Thorsten blew the statistic out of the water when he finished a tournament with a grand average run (of all his games put together) around 50! To put that into perspective, in the older days, people could win tournaments with a grand average around 15, I think.

I think the average run stat in 14.1 would make a whole lot more sense if innings consisting entirely of a safe were discounted from the denominator.

- Steve

howaboutnever
03-28-2007, 09:50 AM
...I think he's the main reason alot of people look foward to going to
amsterdam at all....he's their great treasure.

justnum
03-28-2007, 10:15 AM
From Rolondo Aravena's philosophical approach to billiard instructions I was able to place well in his straight pool league. Gotta pay attention to the details if your going to catch everything he is saying, and having a solid foundation in knowledge helps.

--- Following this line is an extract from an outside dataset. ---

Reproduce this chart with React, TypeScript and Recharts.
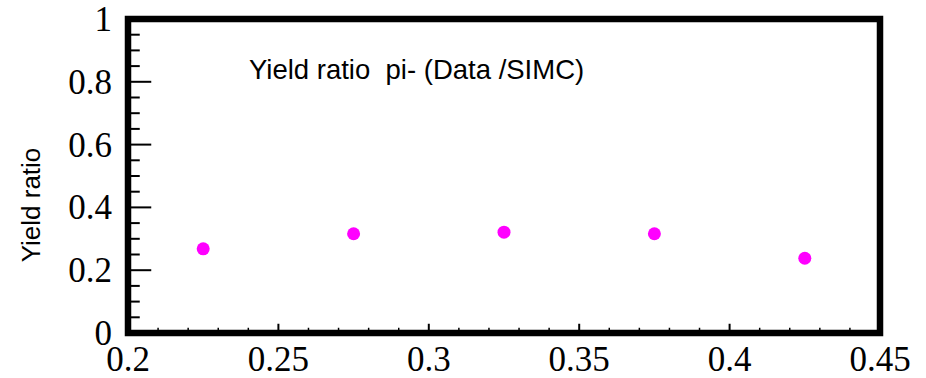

I oughtta get back to that league but you know how work can get, I do not want to burn out by doing to much this season.

Gerry
03-28-2007, 01:26 PM
I think the average run stat in 14.1 would make a whole lot more sense if innings consisting entirely of a safe were discounted from the denominator.

- Steve


I couldn't agree more Steve! safety innings should be throw aways when computing BPI. An inning should only count if you pocket a ball, no safeties, no breaks, no intentional called safe and pocket a ball.......just when you are trying to score points!